Commander Peary's reasons for declaring that Dr. Cook did not

reach the North Pole were issued on Tuesday night by the Peary Arctic Club in New York. The document is accompanied by a chart on which the two Eskimos who Dr. Cook alleges went with him to the Pole traced the actual journey. Commander Peary says that the two Eskimos, who are aged eighteen and nineteen, laughed at Dr. Cook's claim. The reproduction of their narrative is signed by Commander Peary, Captain Bartlett, Professor Macmillan, Mr. Bornp, and Henson, but most of the statements were made in Commander Peary's absence, in order to avoid the charge of undue influence.

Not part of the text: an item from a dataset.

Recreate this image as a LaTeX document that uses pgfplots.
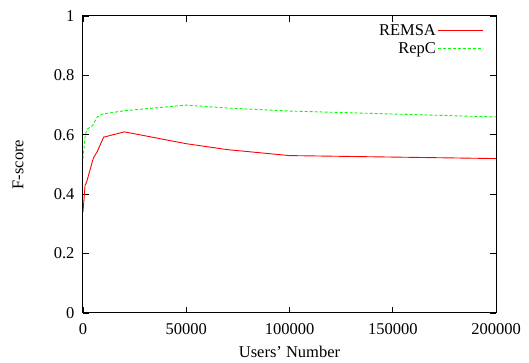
\documentclass[border=0pt]{standalone}
\usepackage{fontspec}
\setmainfont{Liberation Serif}
\usepackage{pgfplots}
\pgfplotsset{compat=1.18}
\begin{document}
\begin{tikzpicture}
\useasboundingbox (-83pt,-50pt) rectangle (446pt,313pt);
\begin{axis}[
  at={(0pt,0pt)}, anchor=south west,
  scale only axis, width=413pt, height=297pt,
  xmin=0, xmax=200000, ymin=0, ymax=1,
  xtick={0,50000,100000,150000,200000},
  ytick={0,0.2,0.4,0.6,0.8,1},
  scaled x ticks=false,
  /pgf/number format/1000 sep={},
  /pgf/number format/fixed,
  /pgf/number format/assume math mode=true,
  tick align=inside, major tick length=6pt,
  tick style={black, line width=0.8pt},
  axis line style={line width=1pt},
  font=\fontsize{16.5}{19}\selectfont,
  xticklabel style={yshift=-7pt},
  yticklabel style={xshift=-5pt},
  xlabel={Users' Number}, ylabel={F-score},
  xlabel style={at={(axis description cs:0.5,-0.131)}, anchor=center},
  ylabel style={at={(axis description cs:-0.157,0.5)}, anchor=center},
  legend plot pos=right,
  legend cell align=right,
  legend style={draw=none, fill=none, inner sep=0pt, at={(rel axis cs:1,1)}, anchor=north east,
    xshift=-12pt, yshift=-6pt,
    font=\fontsize{16.5}{16.5}\selectfont, row sep=2pt},
  legend image code/.code={\draw[#1] (0pt,0pt) -- (45pt,0pt);},
]
\addplot[red, line width=0.9pt] coordinates {
(0,0.34) (1000,0.43) (1800,0.442) (5000,0.521) (7000,0.545) (10000,0.592) (20000,0.61)
(50000,0.57) (70000,0.55) (100000,0.53) (200000,0.52)};
\addlegendentry{REMSA}
\addplot[green, line width=0.9pt, dash pattern=on 3pt off 2pt] coordinates {
(0,0.52) (1000,0.594) (1800,0.618) (4500,0.63) (7000,0.661) (9500,0.67) (20000,0.681)
(50000,0.70) (70000,0.69) (100000,0.68) (200000,0.66)};
\addlegendentry{RepC}
\end{axis}
\end{tikzpicture}
\end{document}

The account of the journey covers the period in which Dr. Cook asserts that he travelled to the Pole and returned, and therefore, if it is true, it finally disposes of Dr. Cook's claim. Dr. Cook, however, declares that the Eskimos promised to give no information to Commander Peary and that in misleading him they have only fulfilled their promise. At this rate the Polar controversy is likely to drag on till some authoritative statement is made on the subject by men of science who hare examined whatever papers Dr. Cook may have. Meanwhile the gravest charge yet launched against Dr. Cook's veracity WAS published on Thursday, when the Explorers' Club in New York issued an affidavit by Mr. Edward Barrille, the guide who accompanied Dr. Cook on his Mount McKinley expedition. Mr. Barrille swears that Dr. Cook induced him to falsify his diary; that they were never within twenty miles of the summit of Mount McKinley ; and that the peak photographed as the summit was not higher than eight thousand feet.